The laid-back 22-year-old thought her passion for peace would lead her to be a missionary and teach Bible stories in the jungle. “All I knew was that I wanted to change the world,” she said. When McCown got to UAB, she discovered that changing the world, for her, meant joining the fight against hunger.

McCown majored in anthropology and created an individually designed minor in peace studies. She learned about social justice, education and food-security issues. She even awakened an interest in the topic on campus.

McCown went to Fiji for a month on a study-away assignment. She lived with the indigenous people on a tiny island, and together they ate what they caught and grew. Now she wants to help people in the United States grow their own food and make a dent in the hunger problem.

“Many problems we have in society, like hunger, don’t have to exist,” she said. ‘We can do something about it.”

While taking an ethnographic filmmaking class, McCown shot a film about a community garden located in West End, an urban area known for blight and crime. She was so enthralled with the residents’ commitment to tending their garden that she and her roommate moved into a house in the neighborhood.

At first, McCown’s presence raised eyebrows, she said. “They thought we were these white hipsters.” But the folks quickly embraced the students into their community, especially when they saw how McCown and the others worked to make the area a better place.
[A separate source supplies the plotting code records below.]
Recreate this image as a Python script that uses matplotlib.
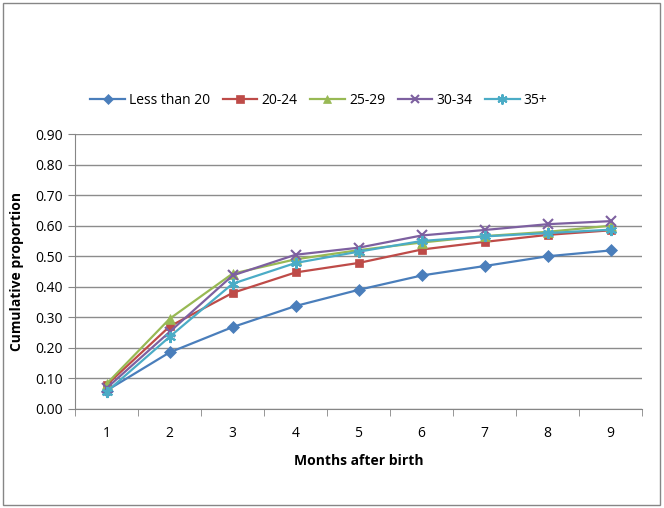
import matplotlib
matplotlib.use("Agg")
import matplotlib.pyplot as plt
from matplotlib.patches import Rectangle

months = [1, 2, 3, 4, 5, 6, 7, 8, 9]
less_than_20 = [0.060, 0.185, 0.268, 0.337, 0.390, 0.437, 0.468, 0.500, 0.519]
age_20_24 = [0.078, 0.270, 0.380, 0.447, 0.478, 0.522, 0.547, 0.570, 0.585]
age_25_29 = [0.082, 0.295, 0.443, 0.490, 0.520, 0.545, 0.566, 0.580, 0.600]
age_30_34 = [0.068, 0.252, 0.437, 0.505, 0.528, 0.568, 0.586, 0.605, 0.615]
age_35_plus = [0.056, 0.236, 0.410, 0.478, 0.515, 0.550, 0.565, 0.576, 0.587]

series = [
    ("Less than 20", less_than_20, "#4A7EBB", "D", 6),
    ("20-24", age_20_24, "#BE4B48", "s", 6),
    ("25-29", age_25_29, "#98B954", "^", 7),
    ("30-34", age_30_34, "#7D60A0", "x", 7),
    ("35+", age_35_plus, "#4BACC6", (6, 2, 0), 8),
]

plt.rcParams["font.family"] = ["Open Sans", "DejaVu Sans"]

fig = plt.figure(figsize=(6.64, 5.08), dpi=100)
ax = fig.add_axes([0.113, 0.195, 0.854, 0.541])

for label, vals, color, marker, ms in series:
    thin = marker in ("D", "s", "^")
    ax.plot(months, vals, color=color, marker=marker, markersize=ms,
            linewidth=1.6, label=label, markeredgewidth=0.5 if thin else 1.5)

ax.set_xlim(0.5, 9.5)
ax.set_ylim(0, 0.9)
ax.set_yticks([i / 10 for i in range(10)])
ax.set_yticklabels([f"{i / 10:.2f}" for i in range(10)], fontsize=10)
ax.set_xticks(months)
ax.set_xticklabels([str(m) for m in months], fontsize=10)
ax.set_xticks([m + 0.5 for m in range(0, 10)], minor=True)
ax.tick_params(axis="x", which="major", length=0, pad=12)
ax.tick_params(axis="x", which="minor", length=5, color="#868686")
ax.tick_params(axis="y", length=5, color="#868686")
ax.grid(axis="y", color="#8c8c8c", linewidth=1)
ax.set_axisbelow(True)
for s in ("top", "right"):
    ax.spines[s].set_visible(False)
for s in ("left", "bottom"):
    ax.spines[s].set_color("#868686")

ax.set_ylabel("Cumulative proportion", fontsize=10, fontweight="bold", labelpad=8)
ax.set_xlabel("Months after birth", fontsize=10, fontweight="bold", labelpad=10)

ax.legend(loc="center", bbox_to_anchor=(0.43, 1.124), ncol=5, frameon=False,
          fontsize=10, handlelength=2.5, columnspacing=0.9, handletextpad=0.3,
          markerscale=0.9)

fig.patches.append(Rectangle((0.004, 0.006), 0.99, 0.988, transform=fig.transFigure,
                             fill=False, edgecolor="#868686", linewidth=1))

fig.savefig("out.png", dpi=100)
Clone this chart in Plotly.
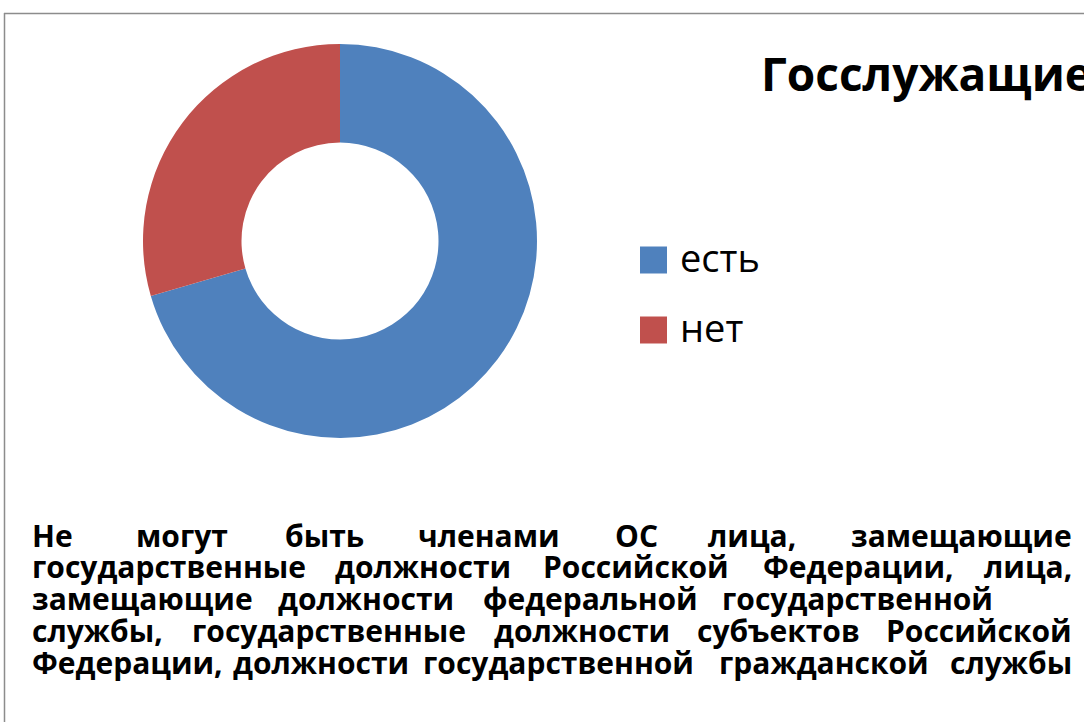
import plotly.graph_objects as go

W, H = 1084, 722

labels = ["есть", "нет"]
values = [70.5, 29.5]
colors = ["#4F81BD", "#C0504D"]
title_text = "Госслужащие"

body_lines = [
    ["Не", "могут", "быть", "членами", "ОС", "лица,", "замещающие"],
    ["государственные", "должности", "Российской", "Федерации,", "лица,"],
    ["замещающие", "должности", "федеральной", "государственной"],
    ["службы,", "государственные", "должности", "субъектов", "Российской"],
    ["Федерации,", "должности", "государственной", "гражданской", "службы"],
]
# word anchor x positions (px) and line y centres (px)
body_x = [
    [30, 182, 324, 489, 636, 752, 1074],
    [30, 423, 636, 858, 1074],
    [30, 366, 590, 995],
    [30, 329, 582, 778, 1074],
    [30, 321, 558, 824, 1074],
]
body_y = [537, 568, 600, 632, 664]


def px(x):
    return x / W


def py(y):
    return 1 - y / H


fig = go.Figure()
fig.add_trace(go.Pie(
    labels=labels, values=values, hole=0.5, sort=False,
    direction="clockwise", rotation=0,
    marker=dict(colors=colors, line=dict(width=0)),
    textinfo="none", hoverinfo="label+value", showlegend=False,
    domain=dict(x=[px(143), px(537)], y=[py(438), py(44)]),
))

annotations = []
shapes = []

# border
shapes.append(dict(type="line", xref="paper", yref="paper", x0=px(4), x1=1.0,
                   y0=py(13.5), y1=py(13.5), line=dict(color="#8c8c8c", width=1.5)))
shapes.append(dict(type="line", xref="paper", yref="paper", x0=px(4.5), x1=px(4.5),
                   y0=py(13), y1=0.0, line=dict(color="#8c8c8c", width=1.5)))

# title
annotations.append(dict(text="<b>" + title_text + "</b>", xref="paper", yref="paper",
                        x=px(759), y=py(73), xanchor="left", yanchor="middle",
                        showarrow=False, font=dict(family="Open Sans", size=46, color="black")))

# custom legend
leg_y = [260, 330]
for lab, col, yy in zip(labels, colors, leg_y):
    shapes.append(dict(type="rect", xref="paper", yref="paper",
                       x0=px(640), x1=px(667), y0=py(yy + 13.5), y1=py(yy - 13.5),
                       fillcolor=col, line=dict(width=0)))
    annotations.append(dict(text=lab, xref="paper", yref="paper", x=px(678), y=py(yy - 3),
                            xanchor="left", yanchor="middle", showarrow=False,
                            font=dict(family="Open Sans", size=38, color="black")))

# justified body text
for words, xs, yy in zip(body_lines, body_x, body_y):
    n = len(words)
    for i, (wd, xx) in enumerate(zip(words, xs)):
        if i == 0:
            anc = "left"
        elif i == n - 1:
            anc = "right"
        else:
            anc = "center"
        annotations.append(dict(text="<b>" + wd + "</b>", xref="paper", yref="paper",
                                x=px(xx), y=py(yy - 2), xanchor=anc, yanchor="middle",
                                showarrow=False,
                                font=dict(family="Open Sans", size=30, color="black")))

fig.update_layout(
    width=W, height=H, margin=dict(l=0, r=0, t=0, b=0),
    paper_bgcolor="white", plot_bgcolor="white",
    showlegend=False, annotations=annotations, shapes=shapes,
)
fig.write_html("out.html", config={"displayModeBar": False},
               post_script="document.body.style.margin='0';document.body.style.overflow='hidden';")
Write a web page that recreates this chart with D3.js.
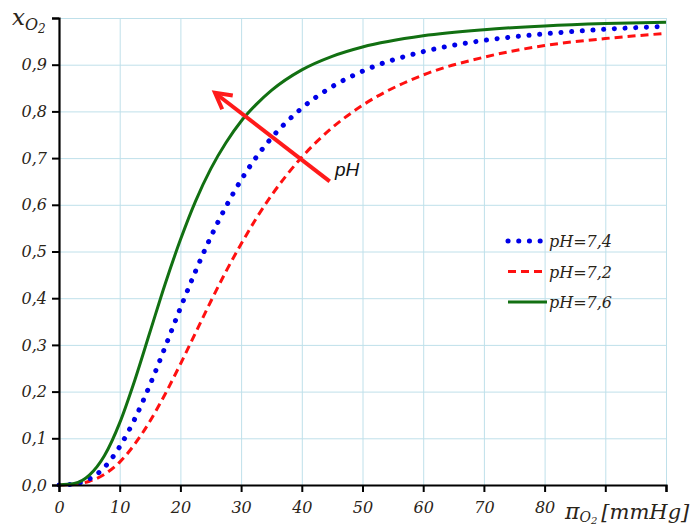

After graduation, McCown plans to participate in a joint graduate program in anthropology by UAB and the University of Alabama. She plans to be a permaculture designer and instructor and teach people to make sustainable communities that reduce their reliance on industrial systems that affect the Earth's ecosystems.

For McCown, UAB will always be the place where she found herself. It’s not only her alma mater, but “the place where my mind was cracked wide open,” she said.